Взрыв «отказа» — всегда большой скандал для шахты. И обычно пострадавший или убит на месте, или сильно изувечен. Диспетчер раскудахтался и собирался послать за мной носилки, вернее за моими «бренными останками», но я сказала ему, что выйду и сама. Не стану же я по телефону сообщать разные подробности!
Действительно, мне повезло. Это было просто чудо! Очевидно, в почве остался не взорвавшийся заряд и нож скрейперного ковша ударил по детонатору, чем и вызвал взрыв. Может быть, между мной и зарядом был ковш, принявший на себя главный удар? К тому же я шуровала, сильно наклонившись, и осколки ударили по дну каски. Это спасло мои глаза. Правда, лицо и особенно губы были буквально нафаршированы мелким углем, а более крупные осколки изрешетили мою брезентуху, но сравнительно мало — мою шкуру.
Когда пришел мастер вентиляции, я сдала ему смену, и бригадир Цыбульский довел меня до штольни, которую в те времена уже освещалась лампами дневного света, дававшими мало света и очень много шума.
В медпункте из меня повытаскивали наиболее крупные куски угля, после чего я пошла в горную поликлинику, где меня часа три мучили, вытаскивая глазным пинцетом всю «мелкую крошку». Операция — отнюдь не из приятных. Но благодаря ей я стала не слишком рябой.

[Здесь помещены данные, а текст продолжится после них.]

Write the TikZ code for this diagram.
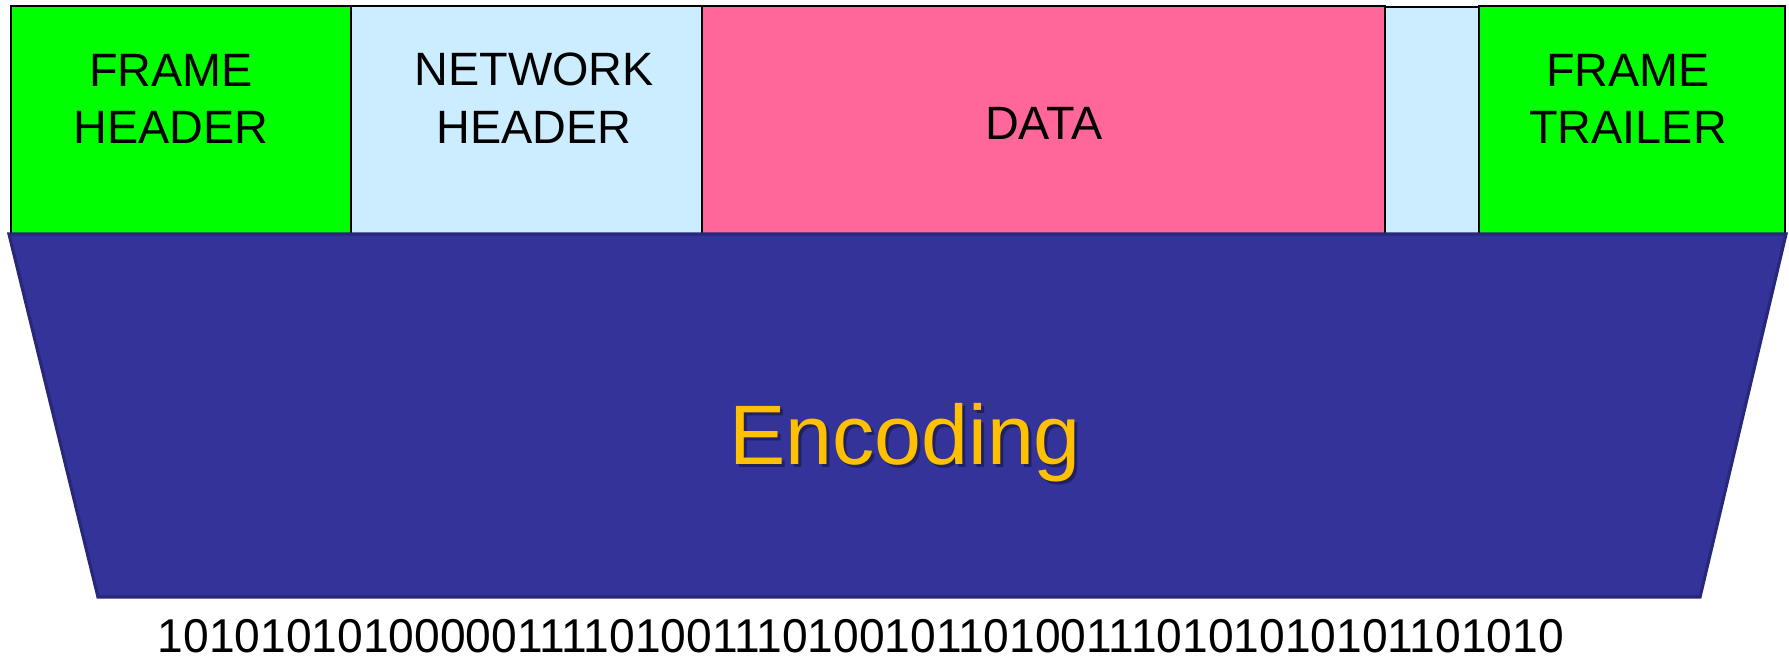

В больницу я идти не хотела — перед выпиской мне не удалось бы скрыть, что я на левое ухо оглохла: барабанная перепонка лопнула и из уха сочилась кровь. А для работы под землей слух необходим: отстукивание кровли дает возможность предвидеть ее обвал. Там каждый шорох или скрип полон значения и зачастую служит грозным предостережением. Впрочем, я знала, что слух восстановится — моясь под душем, я «слышала» как падали капли воды мне на голову, как град камней по железной крыше.